Jika kebijakan anti-Iran IAEA diamati bersamaan dengan dukungan sekutu-sekutu Grossi dalam kerusuhan kemarin di Iran, sanksi mereka atas Tehran hingga perang media Barat versus negara pendukung Muqawamah Kawasan ini, maka tidak ada arti lain dari kebijakan ini kecuali pengakuan jika IAEA sudah menjadi pasukan cabang perang cyber versus Iran yang mengamini semua tuntutan-tuntutan Barat.
Setelah jalan buntu perundingan pengangkatan sanksi karena lemahnya Washington dan ketidakmampuan mereka dalam mengambil keputusan, poros Barat dengan transparan menegaskan bahwa perundingan tidak lagi menjadi prioritas mereka.

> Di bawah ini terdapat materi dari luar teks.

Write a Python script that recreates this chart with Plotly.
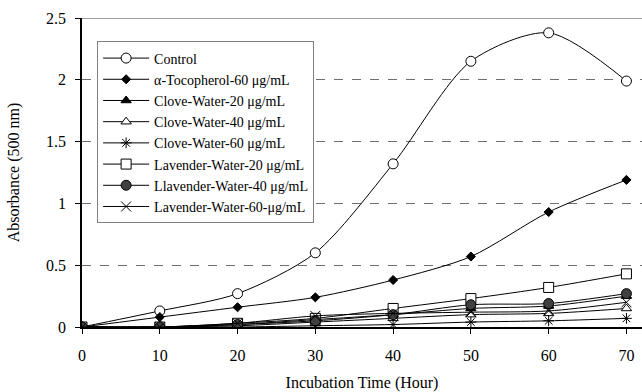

Hari-hari ini mereka hanya fokus pada dukungan kerusuhan terorisme di dalam negeri Para Mullah.
Dukungan Barat kepada teroris bukanlah hal baru. Dunia tentu sampai sekarang belum melupakan bagaimana eks Presiden AS Donald Trump mengakui sendiri sebanyak dua kali jika pemerintah Demokrat AS sebelumnya adalah unsur pembangun kelompok teroris ISIS.
Wakil AS di Dewan Petinggi IAEA mengecam Iran jika tidak mengikuti hasil resolusi ini. AS akan mengambil langkah-langkah lebih versus Tehran. Ancaman ini menandakan kesiapan IAEA untuk mengambil alih perang versus Iran dengan memerankan peranan yang lebih aktif.